A bunch came through around Pensacola Pier a couple weeks ago. 4 or 5 were hooked. One guy canvassed the entire pier following his around.


----------



## MrFish (Aug 21, 2009)

cody&ryand said:


> I have seen small schools of about 5-8 fish 3 times in Pensacola and I believe all were during cobia season and while fishing the pass in Apalachicola one day we saw about a half dozen single fish roll on top of the water and i positive all these sightings were tarpon


I've seen them in Indian Pass in November over Thanksgiving.


----------



## submariner (Oct 2, 2007)

thanks for the input appreciate it ed


----------



## Jason (Oct 2, 2007)

Ed, I didn't tell you this----they are in the bay! shhhhhhhhh keep it on the down low!


----------



## Bodupp (Oct 3, 2007)

Avoid them if at all possible. They will cause knots to form on your back, shoulder, and arm muscles, and that Y-shaped vein will pop out on your forehead. Chasing them will put a hole in your wallet, also.


----------



## cody&ryand (Oct 3, 2007)

MrFish said:


> I've seen them in Indian Pass in November over Thanksgiving.
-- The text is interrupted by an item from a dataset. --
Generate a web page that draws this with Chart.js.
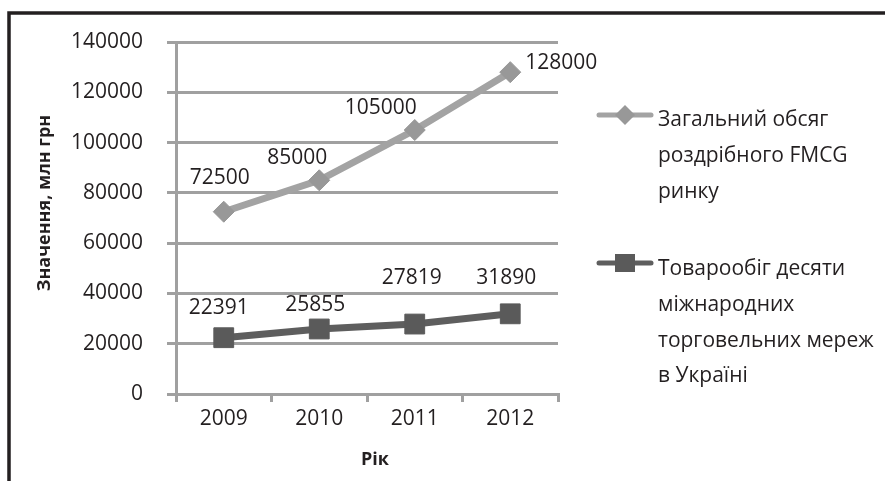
<!DOCTYPE html>
<html>
<head>
<meta charset="utf-8">
<script src="https://cdn.jsdelivr.net/npm/chart.js@4/dist/chart.umd.min.js"></script>
<style>
  html, body { margin: 0; padding: 0; background: #fff; }
  #wrap { width: 885px; height: 481px; position: relative; }
</style>
</head>
<body>
<div id="wrap"><canvas id="c" width="885" height="481"></canvas></div>
<script>
const years = ['2009', '2010', '2011', '2012'];
const totalMarket = [72500, 85000, 105000, 128000];
const chainTurnover = [22391, 25855, 27819, 31890];
const seriesNames = [
  ['Загальний обсяг', 'роздрібного FMCG', 'ринку'],
  ['Товарообіг десяти', 'міжнародних', 'торговельних мереж', 'в Україні']
];
const yTitle = 'Значення, млн грн';
const xTitle = 'Рік';

const FONT = '"Open Sans", "Noto Sans", sans-serif';
const C1 = '#a3a3a3', C1M = '#989898';
const C2 = '#5e5e5e', C2M = '#5a5a5a';
const GRID = '#a0a0a0';

// label offsets (px) relative to each point
const labelOffsets = [
  [[-4, -34], [-22, -22], [-34, -22], [51, -9]],
  [[-5, -30], [-4, -24], [-3, -46], [-4, -36]]
];

const decor = {
  id: 'decor',
  beforeDraw(chart) {
    const ctx = chart.ctx;
    ctx.save();
    ctx.fillStyle = '#fff';
    ctx.fillRect(0, 0, chart.width, chart.height);
    ctx.strokeStyle = '#231f20';
    ctx.lineWidth = 3.5;
    ctx.beginPath();
    ctx.moveTo(9, 481);
    ctx.lineTo(9, 13);
    ctx.lineTo(885, 13);
    ctx.stroke();
    ctx.restore();
  },
  afterDraw(chart) {
    const ctx = chart.ctx;
    ctx.save();
    // axis titles
    ctx.fillStyle = '#231f20';
    ctx.font = 'bold 18px ' + FONT;
    ctx.textAlign = 'center';
    ctx.textBaseline = 'middle';
    ctx.fillText(xTitle, 375, 460);
    ctx.translate(45, 203);
    ctx.rotate(-Math.PI / 2);
    ctx.fillText(yTitle, 0, 0);
    ctx.restore();

    // data labels
    ctx.save();
    ctx.font = '21px ' + FONT;
    ctx.fillStyle = '#231f20';
    ctx.textAlign = 'center';
    ctx.textBaseline = 'middle';
    chart.data.datasets.forEach((ds, di) => {
      const meta = chart.getDatasetMeta(di);
      meta.data.forEach((pt, i) => {
        const off = labelOffsets[di][i];
        ctx.fillText(String(ds.data[i]), pt.x + off[0], pt.y + off[1]);
      });
    });
    ctx.restore();

    // legend
    ctx.save();
    const legendY = [115, 263];
    const baselines = [[126, 162, 198], [275, 311, 347, 382]];
    chart.data.datasets.forEach((ds, di) => {
      const y = legendY[di];
      ctx.strokeStyle = ds.borderColor;
      ctx.lineWidth = 5;
      ctx.lineCap = 'round';
      ctx.beginPath();
      ctx.moveTo(599, y);
      ctx.lineTo(651, y);
      ctx.stroke();
      ctx.fillStyle = ds.pointBackgroundColor;
      ctx.beginPath();
      if (di === 0) {
        ctx.moveTo(625, y - 10);
        ctx.lineTo(635, y);
        ctx.lineTo(625, y + 10);
        ctx.lineTo(615, y);
        ctx.closePath();
      } else {
        ctx.rect(615, y - 9, 20, 18);
      }
      ctx.fill();
      ctx.fillStyle = '#231f20';
      ctx.font = '21px ' + FONT;
      ctx.textAlign = 'left';
      ctx.textBaseline = 'alphabetic';
      seriesNames[di].forEach((line, li) => {
        ctx.fillText(line, 658, baselines[di][li]);
      });
    });
    ctx.restore();
  }
};

new Chart(document.getElementById('c'), {
  type: 'line',
  data: {
    labels: years,
    datasets: [
      {
        label: seriesNames[0].join(' '),
        data: totalMarket,
        borderColor: C1,
        borderWidth: 7,
        pointStyle: 'rectRot',
        pointRadius: 10.5,
        pointBackgroundColor: C1M,
        pointBorderColor: C1M,
        pointBorderWidth: 1,
        tension: 0
      },
      {
        label: seriesNames[1].join(' '),
        data: chainTurnover,
        borderColor: C2,
        borderWidth: 7,
        pointStyle: 'rect',
        pointRadius: 14,
        pointBackgroundColor: C2M,
        pointBorderColor: C2M,
        pointBorderWidth: 1,
        tension: 0
      }
    ]
  },
  options: {
    responsive: false,
    animation: false,
    devicePixelRatio: 1,
    layout: { padding: { left: 0, top: 42, right: 327, bottom: 0 } },
    plugins: { legend: { display: false }, tooltip: { enabled: false } },
    scales: {
      x: {
        type: 'category',
        offset: true,
        grid: {
          offset: true,
          drawOnChartArea: false,
          drawTicks: true,
          tickLength: 8,
          color: GRID,
          lineWidth: 3
        },
        border: { display: true, color: GRID, width: 3 },
        ticks: { color: '#231f20', font: { family: FONT, size: 21 }, padding: 4, maxRotation: 0 },
        afterFit(s) { s.height = 87; }
      },
      y: {
        min: 0,
        max: 140000,
        ticks: {
          stepSize: 20000,
          color: '#231f20',
          font: { family: FONT, size: 21 },
          padding: 24,
          callback: (v) => String(v)
        },
        grid: { color: GRID, lineWidth: 3, tickLength: 9, drawTicks: true },
        border: { display: true, color: GRID, width: 3 },
        afterFit(s) { s.width = 176; }
      }
    }
  },
  plugins: [decor]
});
</script>
</body>
</html>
It was summer when I saw them we usually don't fish the pass when we are there for Thanksgiving


----------



## PusherManB2 (Apr 11, 2015)

It's actually a myth.


----------



## WaltonHunter (Nov 11, 2014)

I've jumped two tarpon in the past week in Choctaw Bay. They are here all summer every year. Much better numbers to the west though from Apalachicola to Alligator Pt


----------



## Yo-Zuri (May 31, 2015)

I hooked a 50-60 pounder on Navarre Pier this morning, using a 7/8th-ounce Gotcha lure, believe it or not.


----------